Not A Danger Or A Threat At All

Nabil Hadjarab as a child.jpg

Nabil Hadjarab as a child   NB photographs of prisoners at the site are rare.  This childhood photo was probably supplied by Nabil’s family.

The US authorities cleared Nabil Hadjarab for release nearly four years ago and said at the time that he was “not a danger or threat at all.”  The lawyers with the British organization Reprieve, an organization which works through the law to enforce the human rights of all prisoners at Guantánamo, say that they have met him and he is “sweet, he is gentle, he is a kind man and even his guards in Guantánamo have gone on record to say that Nabil is a very kind person.”  This is reported by Andy Worthington on CagePrisoners.  You can read the full article here.

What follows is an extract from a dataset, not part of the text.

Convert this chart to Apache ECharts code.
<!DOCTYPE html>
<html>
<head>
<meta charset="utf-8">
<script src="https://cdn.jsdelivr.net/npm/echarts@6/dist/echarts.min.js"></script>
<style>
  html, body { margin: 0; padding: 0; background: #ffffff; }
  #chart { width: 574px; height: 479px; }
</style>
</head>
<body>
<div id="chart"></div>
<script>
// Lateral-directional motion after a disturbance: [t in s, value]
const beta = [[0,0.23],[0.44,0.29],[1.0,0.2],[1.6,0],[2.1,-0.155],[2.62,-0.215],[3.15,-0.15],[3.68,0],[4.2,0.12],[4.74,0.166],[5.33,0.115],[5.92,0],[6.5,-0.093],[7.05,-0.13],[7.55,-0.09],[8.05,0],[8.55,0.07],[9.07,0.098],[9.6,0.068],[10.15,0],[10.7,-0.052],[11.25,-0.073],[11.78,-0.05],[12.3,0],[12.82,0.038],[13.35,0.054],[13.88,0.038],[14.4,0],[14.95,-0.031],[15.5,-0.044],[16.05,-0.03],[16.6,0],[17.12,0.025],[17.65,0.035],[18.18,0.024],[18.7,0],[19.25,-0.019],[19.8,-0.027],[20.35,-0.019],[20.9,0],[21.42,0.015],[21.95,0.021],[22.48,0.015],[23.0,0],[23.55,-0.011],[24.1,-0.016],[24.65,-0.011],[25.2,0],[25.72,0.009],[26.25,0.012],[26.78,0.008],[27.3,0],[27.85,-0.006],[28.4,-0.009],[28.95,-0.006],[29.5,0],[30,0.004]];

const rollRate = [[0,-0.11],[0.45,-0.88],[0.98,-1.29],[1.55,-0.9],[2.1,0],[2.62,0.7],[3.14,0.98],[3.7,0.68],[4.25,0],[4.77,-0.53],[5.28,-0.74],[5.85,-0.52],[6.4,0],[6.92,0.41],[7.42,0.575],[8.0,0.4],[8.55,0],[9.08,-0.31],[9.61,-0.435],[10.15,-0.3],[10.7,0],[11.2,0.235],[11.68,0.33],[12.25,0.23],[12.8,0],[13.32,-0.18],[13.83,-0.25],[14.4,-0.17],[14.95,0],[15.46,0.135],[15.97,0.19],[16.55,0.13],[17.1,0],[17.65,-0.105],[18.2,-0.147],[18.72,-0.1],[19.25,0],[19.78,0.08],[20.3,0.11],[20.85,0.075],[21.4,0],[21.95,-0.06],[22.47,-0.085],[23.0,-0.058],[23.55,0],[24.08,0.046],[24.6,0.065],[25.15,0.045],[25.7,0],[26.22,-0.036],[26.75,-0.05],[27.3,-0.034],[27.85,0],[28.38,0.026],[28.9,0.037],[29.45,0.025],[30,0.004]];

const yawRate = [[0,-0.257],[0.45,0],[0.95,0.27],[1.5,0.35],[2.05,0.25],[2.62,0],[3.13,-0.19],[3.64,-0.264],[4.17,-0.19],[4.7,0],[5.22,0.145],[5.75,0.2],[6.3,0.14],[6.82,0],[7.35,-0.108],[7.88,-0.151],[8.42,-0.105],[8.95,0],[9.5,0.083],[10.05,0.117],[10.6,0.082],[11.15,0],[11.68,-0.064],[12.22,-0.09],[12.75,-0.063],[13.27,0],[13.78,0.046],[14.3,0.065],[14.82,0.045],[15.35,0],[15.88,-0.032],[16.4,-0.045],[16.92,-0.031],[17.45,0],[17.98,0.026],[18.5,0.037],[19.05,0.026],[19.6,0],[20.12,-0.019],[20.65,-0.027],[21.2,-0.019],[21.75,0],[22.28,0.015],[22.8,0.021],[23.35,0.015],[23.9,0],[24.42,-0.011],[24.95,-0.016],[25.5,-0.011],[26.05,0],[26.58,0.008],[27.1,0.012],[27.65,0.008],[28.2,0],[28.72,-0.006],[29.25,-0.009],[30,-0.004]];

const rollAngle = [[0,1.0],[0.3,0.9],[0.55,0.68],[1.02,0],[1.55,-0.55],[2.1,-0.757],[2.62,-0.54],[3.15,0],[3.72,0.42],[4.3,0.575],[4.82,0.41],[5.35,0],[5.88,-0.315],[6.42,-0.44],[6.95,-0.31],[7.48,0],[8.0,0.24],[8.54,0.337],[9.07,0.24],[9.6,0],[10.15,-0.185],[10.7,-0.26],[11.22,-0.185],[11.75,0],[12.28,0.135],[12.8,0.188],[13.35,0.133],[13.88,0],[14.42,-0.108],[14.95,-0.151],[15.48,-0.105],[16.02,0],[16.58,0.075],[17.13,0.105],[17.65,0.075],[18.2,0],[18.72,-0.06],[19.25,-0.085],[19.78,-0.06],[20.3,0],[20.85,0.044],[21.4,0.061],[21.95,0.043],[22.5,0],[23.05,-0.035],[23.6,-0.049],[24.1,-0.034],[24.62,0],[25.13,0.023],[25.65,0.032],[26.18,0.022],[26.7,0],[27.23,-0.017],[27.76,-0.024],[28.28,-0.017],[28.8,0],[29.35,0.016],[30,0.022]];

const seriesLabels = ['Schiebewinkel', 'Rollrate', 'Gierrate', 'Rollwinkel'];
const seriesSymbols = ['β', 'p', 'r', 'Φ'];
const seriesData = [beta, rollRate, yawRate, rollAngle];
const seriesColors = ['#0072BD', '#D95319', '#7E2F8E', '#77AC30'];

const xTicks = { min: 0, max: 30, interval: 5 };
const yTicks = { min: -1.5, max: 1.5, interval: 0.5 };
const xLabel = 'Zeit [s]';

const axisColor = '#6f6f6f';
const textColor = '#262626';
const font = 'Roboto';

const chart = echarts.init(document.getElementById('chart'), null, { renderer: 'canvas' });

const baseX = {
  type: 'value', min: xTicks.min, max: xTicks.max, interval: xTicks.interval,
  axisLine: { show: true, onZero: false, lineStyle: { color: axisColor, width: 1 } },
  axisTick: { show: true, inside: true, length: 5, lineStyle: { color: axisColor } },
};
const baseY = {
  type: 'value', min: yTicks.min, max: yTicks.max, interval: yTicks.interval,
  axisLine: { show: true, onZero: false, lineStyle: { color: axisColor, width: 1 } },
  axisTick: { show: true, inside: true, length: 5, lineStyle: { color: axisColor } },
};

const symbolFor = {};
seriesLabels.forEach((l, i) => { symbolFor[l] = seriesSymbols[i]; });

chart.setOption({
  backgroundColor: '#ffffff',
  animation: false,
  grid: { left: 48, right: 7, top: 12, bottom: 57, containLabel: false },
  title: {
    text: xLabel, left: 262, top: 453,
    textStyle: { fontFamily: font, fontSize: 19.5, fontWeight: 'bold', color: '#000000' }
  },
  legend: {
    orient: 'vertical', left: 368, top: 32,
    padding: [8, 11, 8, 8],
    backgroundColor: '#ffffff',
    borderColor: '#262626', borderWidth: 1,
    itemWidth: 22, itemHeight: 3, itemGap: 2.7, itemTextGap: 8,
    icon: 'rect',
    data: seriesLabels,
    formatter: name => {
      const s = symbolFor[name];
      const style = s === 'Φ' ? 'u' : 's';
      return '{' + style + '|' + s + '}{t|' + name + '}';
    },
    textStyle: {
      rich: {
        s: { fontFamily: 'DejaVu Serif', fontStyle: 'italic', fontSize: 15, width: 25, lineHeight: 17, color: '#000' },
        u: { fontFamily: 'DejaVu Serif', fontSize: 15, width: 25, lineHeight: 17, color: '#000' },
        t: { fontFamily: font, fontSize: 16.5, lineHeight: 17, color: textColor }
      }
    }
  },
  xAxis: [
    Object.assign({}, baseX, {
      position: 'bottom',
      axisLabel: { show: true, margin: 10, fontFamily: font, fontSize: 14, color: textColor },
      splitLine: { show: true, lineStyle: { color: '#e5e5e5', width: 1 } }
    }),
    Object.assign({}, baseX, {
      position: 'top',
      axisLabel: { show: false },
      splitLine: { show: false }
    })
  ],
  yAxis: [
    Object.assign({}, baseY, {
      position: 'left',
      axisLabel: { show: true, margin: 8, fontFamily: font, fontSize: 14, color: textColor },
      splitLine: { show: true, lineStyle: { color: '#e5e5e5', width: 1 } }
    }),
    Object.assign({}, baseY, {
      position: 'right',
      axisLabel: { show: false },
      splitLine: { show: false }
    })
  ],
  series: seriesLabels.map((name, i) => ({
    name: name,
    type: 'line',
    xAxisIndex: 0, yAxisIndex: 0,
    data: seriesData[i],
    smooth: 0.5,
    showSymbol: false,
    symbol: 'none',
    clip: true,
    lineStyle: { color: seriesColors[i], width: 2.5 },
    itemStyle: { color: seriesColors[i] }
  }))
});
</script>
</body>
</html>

Though he was cleared under the Bush regime, Nabil languishes still in Guantánamo’s torture camp and hell on earth.

According to the article on his website Andy reports that Nabil had lived in France, spent six months in London, and then went to Afghanistan in March of 2001 to study the Quran.  He denies having trained at the camp at al-Farouq.  He stayed for a time in Jalalabad, but fled to the mountains because in the internecine conflicts that raged in Afghanistan during the time before the US invasion, there was local persecution of Arabs.  He was betrayed by Afghans whom he trusted who sold him to the US.

Even though his case was finally heard at Guantánamo and he was cleared, Nabil Hadjarab was not released.  Let us read his own version of events in a letter of 2010 to Nicolas Sarkozy, President of France, asking for permission to go there to be with his family.  The letter in French, presented here in the Van Ness translation, is posted on the Reprieve website:

“My lawyers have informed me that they cannot do much to prevent my forced repatriation to Algeria, even though that is against my will.  Despite their efforts, I see that there is little help from American justice.  It is thus to you that I turn, hoping that you will know how to take my torment into account and to spare me the awful fate that awaits me.

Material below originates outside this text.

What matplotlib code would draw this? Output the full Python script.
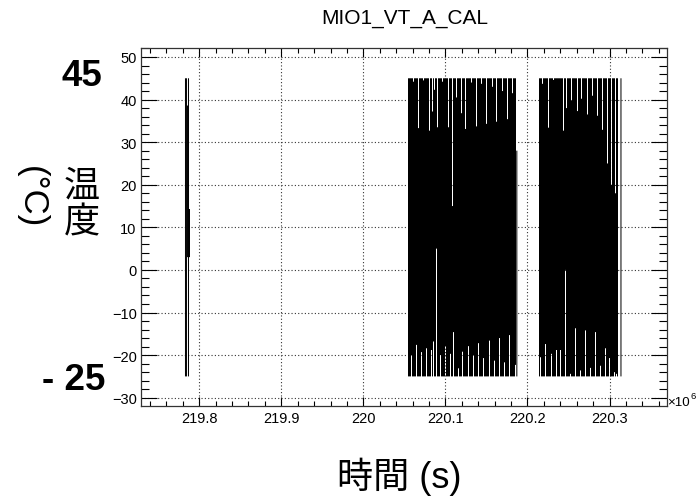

“I have spent eight years in prison without any charge having been filed against me; in spite of that, the course of justice here did not prevent the US administration from sending me against my will where they want and without my having any indication of the fate reserved for me.  In Algeria, there is no one concerned with my lot, no one to whom I can turn for help to get back on my feet after these difficult years.  I will be alone, without work and without resources.

“After all this time alone in isolation, I do not want to find myself alone again, reduced to asking for charity.  For me the greatest value is dignity.  They took away my human dignity for eight years during which I have been subjected to severe abuses about which I do not even want to speak.  Today, I need your help in order for my dignity to be restored. …”

His uncle, a French citizen who would receive Nabil like a son, joined his appeal to Nabil’s.  Since his brother, Nabil’s father, had served France and General de Gaulle during the war in Algeria, he says:

‘It seems to me that if the General were still alive today, he would have responded favorably to my request.  There is no doubt that he would have thought that Nabil’s father having served France so well, it would be difficult to consider Nabil a foreigner.  I think that he would have said ‘yes’ to my request. …”

Lamentably, Sarkozy, a US sycophant, refused.

Nabil Hadjarab must be released to wherever he wants to go.  The US must persuade Sarkozy that it is imperative that this young man, tortured and abused ruthlessly without cause and held for nearly a decade now, rejoin his family.